Geen aftrek levensonderhoud dochters

Een particulier heeft in de aangifte IB/PVV 2008 een aftrekpost opgenomen wegens levensonderhoud van haar in 1982 respectievelijk 1984 geboren dochters voor een bedrag van in totaal € 4.140. De belastinginspecteur heeft de aftrek geweigerd.

In geschil is of de particulier zich, gezien het inkomen en het vermogen van de dochters, redelijkerwijs gedrongen heeft kunnen voelen in het levensonderhoud van de dochters te voorzien.
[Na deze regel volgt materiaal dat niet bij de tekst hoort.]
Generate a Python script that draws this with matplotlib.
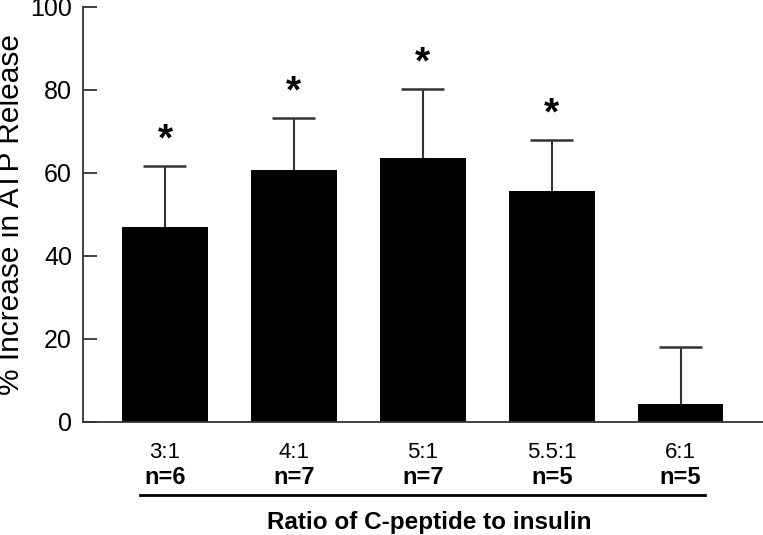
import matplotlib.pyplot as plt
import matplotlib.transforms as mtransforms

# Data
ratios = ['3:1', '4:1', '5:1', '5.5:1', '6:1']
n_labels = ['n=6', 'n=7', 'n=7', 'n=5', 'n=5']
means = [47.0, 60.8, 63.6, 55.7, 4.3]
errors = [14.6, 12.5, 16.6, 12.3, 13.7]
significant = [True, True, True, True, False]

plt.rcParams['font.family'] = ['Liberation Sans', 'DejaVu Sans']

fig = plt.figure(figsize=(7.63, 5.35), dpi=100)
ax = fig.add_axes([83 / 763, 113.3 / 535, 1 - 83 / 763, 414.7 / 535])

x = list(range(len(ratios)))
ax.bar(x, means, width=0.667, color='black', zorder=2)

# upper error bars only
tops = [m + e for m, e in zip(means, errors)]
ax.vlines(x, means, tops, color='#333333', linewidth=1.5, zorder=3)
ax.hlines(tops, [xi - 0.167 for xi in x], [xi + 0.167 for xi in x],
          color='#333333', linewidth=1.8, zorder=3)

# significance stars
for xi, t, s in zip(x, tops, significant):
    if s:
        ax.text(xi, t + 6.2, '*', ha='center', va='center',
                fontsize=28, fontweight='bold')

ax.set_xlim(-0.636, 4.64)
ax.set_ylim(0, 100)
ax.set_yticks([0, 20, 40, 60, 80, 100])
ax.tick_params(axis='y', direction='in', length=10, width=1.3, color='#333333',
               labelsize=18, pad=8)
ax.set_xticks(x)
ax.set_xticklabels([])
ax.tick_params(axis='x', length=0)

for side in ['top', 'right']:
    ax.spines[side].set_visible(False)
for side in ['left', 'bottom']:
    ax.spines[side].set_linewidth(1.3)
    ax.spines[side].set_color('#333333')

# ratio labels, n labels, underline and x title below the axis
trans = mtransforms.blended_transform_factory(ax.transData, ax.transAxes)
for xi, r, lab in zip(x, ratios, n_labels):
    ax.text(xi, -36.5 / 414.7, r, transform=trans, ha='center', va='baseline',
            fontsize=16)
    ax.text(xi, -62.5 / 414.7, lab, transform=trans, ha='center', va='baseline',
            fontsize=17, fontweight='bold')
ax.plot([-0.19, 4.19], [-72.8 / 414.7] * 2, transform=trans, color='black',
        linewidth=2, clip_on=False)
ax.text(2.05, -107.5 / 414.7, 'Ratio of C-peptide to insulin', transform=trans,
        ha='center', va='baseline', fontsize=17.5, fontweight='bold')

ax.set_ylabel('% Increase in ATP Release', fontsize=21.5)
ax.yaxis.set_label_coords(-58 / 680, 0.5)

fig.savefig('out.png', dpi=100)
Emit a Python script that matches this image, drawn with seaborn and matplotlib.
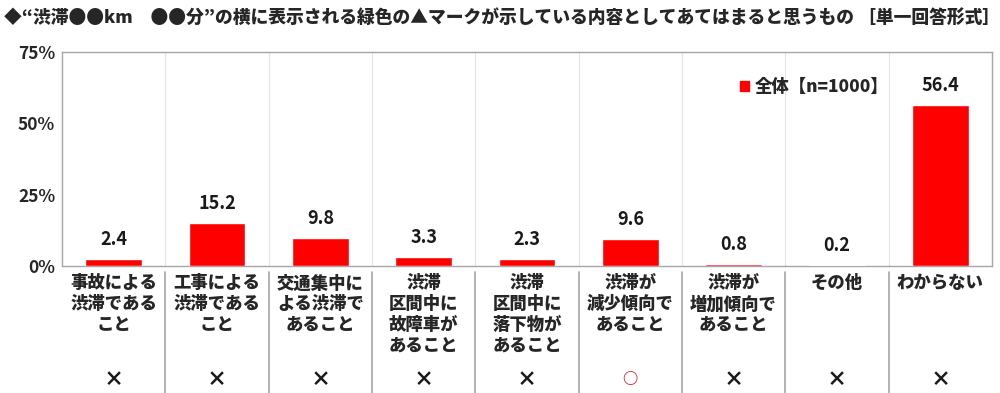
"""
渋滞マーク アンケート結果 - 棒グラフ
"""
import matplotlib
matplotlib.use('Agg')
import matplotlib.pyplot as plt
import matplotlib.transforms as mtransforms
from matplotlib.patches import Patch
import seaborn as sns
import pandas as pd

# データ
categories = [
    '事故による\n渋滞である\nこと',
    '工事による\n渋滞である\nこと',
    '交通集中に\nよる渋滞で\nあること',
    '渋滞\n区間中に\n故障車が\nあること',
    '渋滞\n区間中に\n落下物が\nあること',
    '渋滞が\n減少傾向で\nあること',
    '渋滞が\n増加傾向で\nあること',
    'その他',
    'わからない',
]
values = [2.4, 15.2, 9.8, 3.3, 2.3, 9.6, 0.8, 0.2, 56.4]
answers = ['×', '×', '×', '×', '×', '○', '×', '×', '×']
y_ticks = [0, 25, 50, 75]
legend_label = '全体【n=1000】'
title = '◆“渋滞●●km　●●分”の横に表示される緑色の▲マークが示している内容としてあてはまると思うもの ［単一回答形式］'

sns.set_theme(style='white')
plt.rcParams['font.family'] = ['Noto Sans CJK JP', 'DejaVu Sans']

df = pd.DataFrame({'cat': categories, 'val': values})

fig = plt.figure(figsize=(10, 3.93), dpi=100)
ax = fig.add_axes([0.062, 0.323, 0.930, 0.545])

sns.barplot(data=df, x='cat', y='val', color='#ff0000', saturation=1,
            width=0.55, ax=ax, zorder=3)

ax.set_ylim(0, 75)
ax.set_xlim(-0.5, len(categories) - 0.5)
ax.set_yticks(y_ticks)
ax.set_yticklabels([f'{t}%' for t in y_ticks], fontsize=12.5, fontweight='bold')
ax.tick_params(axis='y', length=0, pad=5)
ax.tick_params(axis='x', length=0, pad=6)
ax.set_xticks(range(len(categories)))
ax.set_xticklabels(categories, fontsize=12.5, fontweight='heavy',
                   linespacing=1.2, va='top')
ax.set_xlabel('')
ax.set_ylabel('')

for s in ax.spines.values():
    s.set_color('#a6a6a6')
    s.set_linewidth(1.0)

# 区切り線
trans = mtransforms.blended_transform_factory(ax.transData, ax.transAxes)
for i in range(1, len(categories)):
    ax.plot([i - 0.5, i - 0.5], [0, 1], color='#e3e3e3', lw=0.8,
            transform=trans, zorder=1)
    ax.plot([i - 0.5, i - 0.5], [-0.03, -0.6], color='#a6a6a6', lw=1.2,
            transform=trans, clip_on=False)

# 値ラベル
for i, v in enumerate(values):
    ax.text(i, v + 3.5, f'{v:.1f}', ha='center', va='bottom',
            fontsize=13, fontweight='bold', color='#1a1a1a')

# 正誤マーク
for i, a in enumerate(answers):
    if a == '○':
        ax.text(i, -0.53, a, ha='center', va='center', transform=trans,
                fontsize=11, fontweight='heavy', color='#d9262b')
    else:
        ax.text(i, -0.53, a, ha='center', va='center', transform=trans,
                fontsize=14.5, fontweight='heavy', color='#1a1a1a')

ax.legend(handles=[Patch(color='#ff0000', label=legend_label)],
          loc='upper right', bbox_to_anchor=(0.905, 0.95), frameon=False,
          prop={'size': 12.5, 'weight': 'heavy'}, handlelength=0.5,
          handleheight=0.5, handletextpad=0.3)

fig.text(0.004, 0.955, title, fontsize=12.8, fontweight='heavy',
         ha='left', va='center')

plt.savefig('out.png', dpi=100)
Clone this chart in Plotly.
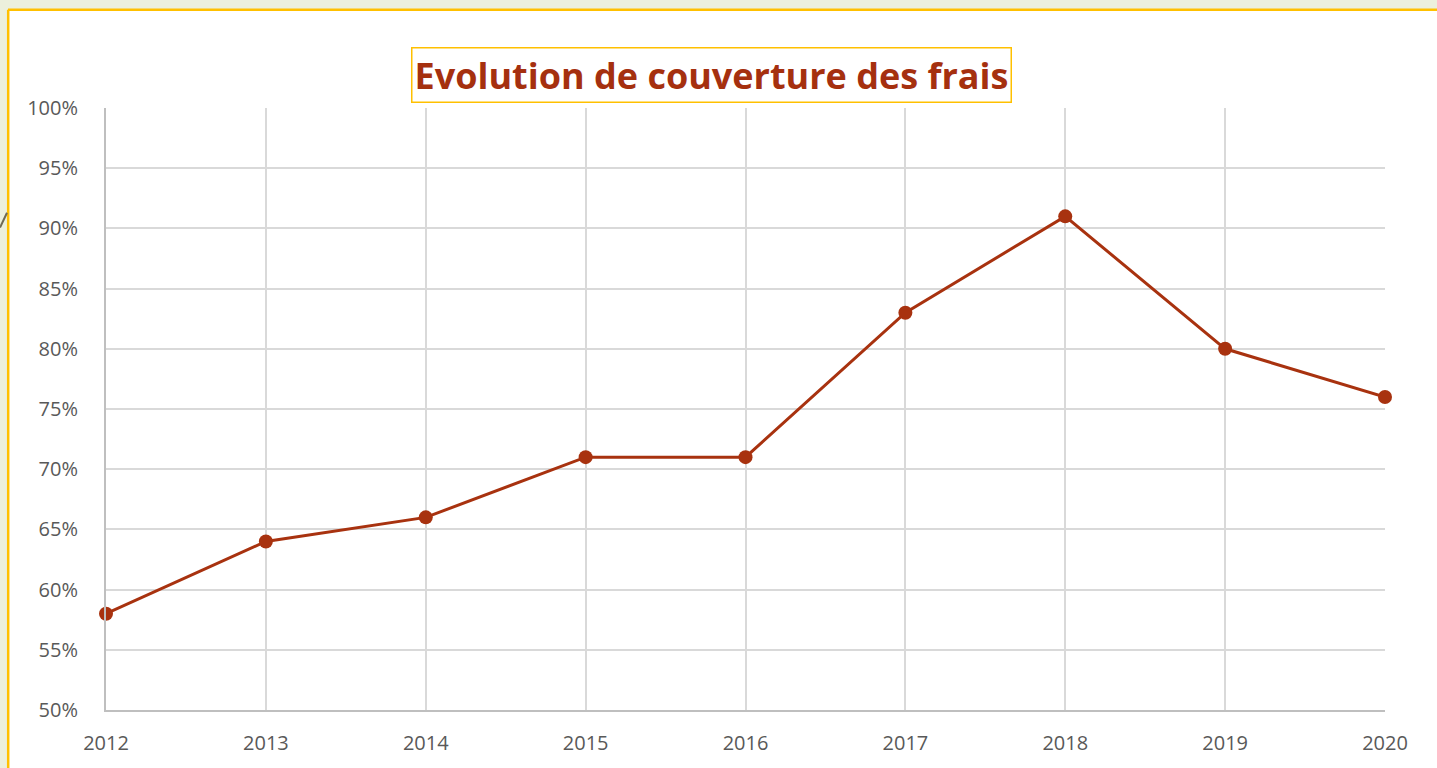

Volgens Gerechtshof Arnhem-Leeuwarden is dat, gezien de inkomens en vermogens van de dochters, niet het geval.

Bijzondere omstandigheden op grond waarvan zou moeten worden geoordeeld dat van hen niet kon worden gevergd dat op hun vermogens zou worden ingeteerd door het doen van zodanige uitgaven, zijn niet aannemelijk geworden.

Als bijzondere omstandigheid kan niet gelden dat de dochters niet langer in staat zouden zijn tot het voeren van een redelijk bestaan overeenkomstig hun plaats in de samenleving, aangezien deze niet wordt bepaald door de positie van hun ouders, doch voor ieder van hen bestaat uit die van een jongvolwassene die nog aan het begin van een loopbaan staat.